(Items listed in a dataset)
┄┄┄┄┄┄┄┄┄┄

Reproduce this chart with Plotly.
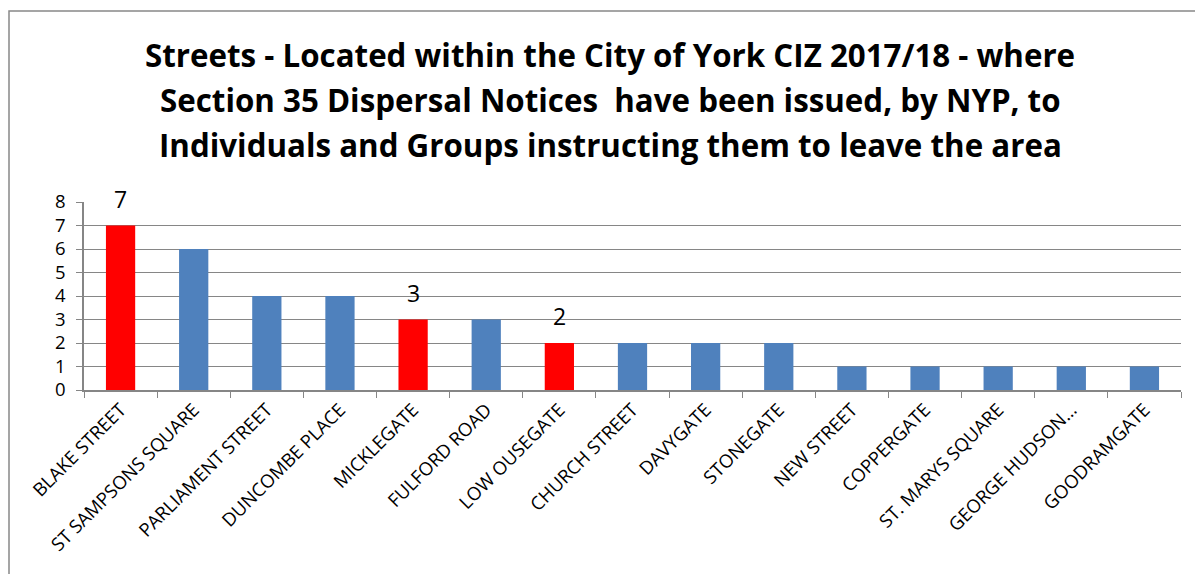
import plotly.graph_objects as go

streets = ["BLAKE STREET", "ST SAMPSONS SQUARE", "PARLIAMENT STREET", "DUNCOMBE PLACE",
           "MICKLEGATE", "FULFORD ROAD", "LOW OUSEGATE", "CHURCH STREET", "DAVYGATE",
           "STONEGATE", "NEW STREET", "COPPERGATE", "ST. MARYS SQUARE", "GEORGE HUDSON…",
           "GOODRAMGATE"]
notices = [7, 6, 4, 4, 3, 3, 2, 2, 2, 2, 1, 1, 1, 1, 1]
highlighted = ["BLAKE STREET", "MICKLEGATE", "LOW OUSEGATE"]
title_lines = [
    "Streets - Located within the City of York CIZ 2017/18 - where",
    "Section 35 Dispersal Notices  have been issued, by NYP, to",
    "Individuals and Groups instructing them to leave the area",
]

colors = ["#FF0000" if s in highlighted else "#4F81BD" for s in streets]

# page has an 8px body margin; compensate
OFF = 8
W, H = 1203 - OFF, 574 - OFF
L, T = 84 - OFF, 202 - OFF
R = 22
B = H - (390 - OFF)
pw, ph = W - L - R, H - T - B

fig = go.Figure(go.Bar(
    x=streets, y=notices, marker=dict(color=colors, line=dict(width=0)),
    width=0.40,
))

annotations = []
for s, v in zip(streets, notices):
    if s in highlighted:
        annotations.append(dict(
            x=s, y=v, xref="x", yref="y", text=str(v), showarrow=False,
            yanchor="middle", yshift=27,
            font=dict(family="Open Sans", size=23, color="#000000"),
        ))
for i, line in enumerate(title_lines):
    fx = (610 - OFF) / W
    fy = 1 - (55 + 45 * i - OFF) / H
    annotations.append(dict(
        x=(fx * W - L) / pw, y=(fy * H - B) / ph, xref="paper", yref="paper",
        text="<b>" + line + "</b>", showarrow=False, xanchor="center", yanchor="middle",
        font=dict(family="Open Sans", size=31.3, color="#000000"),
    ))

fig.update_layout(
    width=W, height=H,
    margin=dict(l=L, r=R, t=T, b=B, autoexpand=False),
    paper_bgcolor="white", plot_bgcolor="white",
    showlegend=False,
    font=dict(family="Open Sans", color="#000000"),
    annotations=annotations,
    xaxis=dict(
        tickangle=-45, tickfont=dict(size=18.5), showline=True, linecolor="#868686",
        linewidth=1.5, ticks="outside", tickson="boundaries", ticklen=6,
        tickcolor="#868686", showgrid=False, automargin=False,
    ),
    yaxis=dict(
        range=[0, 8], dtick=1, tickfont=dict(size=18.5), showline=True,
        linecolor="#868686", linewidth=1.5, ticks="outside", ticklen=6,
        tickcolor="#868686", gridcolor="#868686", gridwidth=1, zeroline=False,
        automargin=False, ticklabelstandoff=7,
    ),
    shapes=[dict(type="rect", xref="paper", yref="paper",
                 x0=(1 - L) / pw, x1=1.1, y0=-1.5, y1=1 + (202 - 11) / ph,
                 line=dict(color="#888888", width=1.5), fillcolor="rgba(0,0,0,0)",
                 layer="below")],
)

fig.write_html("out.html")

┄┄┄┄┄┄┄┄┄┄

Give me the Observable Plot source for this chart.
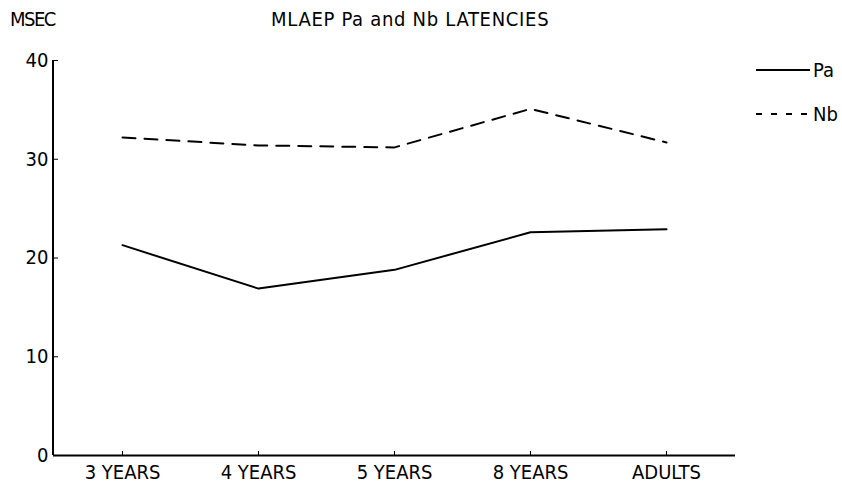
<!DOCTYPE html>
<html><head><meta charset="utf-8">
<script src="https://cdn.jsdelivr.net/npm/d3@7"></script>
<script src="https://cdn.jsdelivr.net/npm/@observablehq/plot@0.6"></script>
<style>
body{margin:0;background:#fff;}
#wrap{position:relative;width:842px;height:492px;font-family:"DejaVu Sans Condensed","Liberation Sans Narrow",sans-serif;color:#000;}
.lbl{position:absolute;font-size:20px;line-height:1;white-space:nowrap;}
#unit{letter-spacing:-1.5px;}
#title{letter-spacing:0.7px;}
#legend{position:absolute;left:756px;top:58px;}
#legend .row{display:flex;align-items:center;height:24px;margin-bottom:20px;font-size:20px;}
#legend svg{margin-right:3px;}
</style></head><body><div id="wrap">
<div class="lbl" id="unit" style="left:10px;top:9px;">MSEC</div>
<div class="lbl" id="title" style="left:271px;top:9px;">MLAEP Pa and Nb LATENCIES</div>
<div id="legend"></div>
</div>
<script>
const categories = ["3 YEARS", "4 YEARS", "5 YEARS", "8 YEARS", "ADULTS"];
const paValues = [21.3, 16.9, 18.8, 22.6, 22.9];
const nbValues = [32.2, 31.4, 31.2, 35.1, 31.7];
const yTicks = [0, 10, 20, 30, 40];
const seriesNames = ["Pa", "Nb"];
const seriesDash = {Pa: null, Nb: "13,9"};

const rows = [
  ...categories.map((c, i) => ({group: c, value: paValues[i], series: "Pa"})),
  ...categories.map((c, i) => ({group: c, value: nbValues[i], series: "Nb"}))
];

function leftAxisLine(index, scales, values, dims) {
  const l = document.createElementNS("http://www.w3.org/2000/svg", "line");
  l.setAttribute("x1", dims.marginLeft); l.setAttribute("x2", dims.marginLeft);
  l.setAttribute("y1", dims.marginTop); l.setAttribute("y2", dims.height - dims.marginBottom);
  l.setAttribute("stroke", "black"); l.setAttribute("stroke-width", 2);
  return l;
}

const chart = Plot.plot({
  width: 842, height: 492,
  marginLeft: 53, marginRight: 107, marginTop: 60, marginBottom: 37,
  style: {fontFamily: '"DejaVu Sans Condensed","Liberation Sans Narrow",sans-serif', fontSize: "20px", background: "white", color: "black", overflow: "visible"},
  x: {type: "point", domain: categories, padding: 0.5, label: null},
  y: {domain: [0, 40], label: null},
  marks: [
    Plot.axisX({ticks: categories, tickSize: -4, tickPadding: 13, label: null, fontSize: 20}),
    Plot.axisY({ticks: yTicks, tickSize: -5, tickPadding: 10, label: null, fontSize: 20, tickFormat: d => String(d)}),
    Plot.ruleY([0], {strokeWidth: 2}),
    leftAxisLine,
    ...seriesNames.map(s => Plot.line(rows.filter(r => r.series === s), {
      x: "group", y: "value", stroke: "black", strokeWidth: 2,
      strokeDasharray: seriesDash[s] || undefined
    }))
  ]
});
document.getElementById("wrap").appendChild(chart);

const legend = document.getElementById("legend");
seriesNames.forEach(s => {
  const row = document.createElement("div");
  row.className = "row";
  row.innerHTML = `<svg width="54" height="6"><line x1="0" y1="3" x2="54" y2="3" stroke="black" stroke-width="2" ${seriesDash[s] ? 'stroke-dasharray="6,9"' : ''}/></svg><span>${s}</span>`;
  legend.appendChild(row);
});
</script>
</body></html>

┄┄┄┄┄┄┄┄┄┄

What is required: Starting at the line containing "Reproduce this chart with Plotly." and ending at the line containing "import plotly.graph_objects as go", copy those lines exactly, both included, and nothing more. Leave out any picture.

Task result:
Reproduce this chart with Plotly.
import plotly.graph_objects as go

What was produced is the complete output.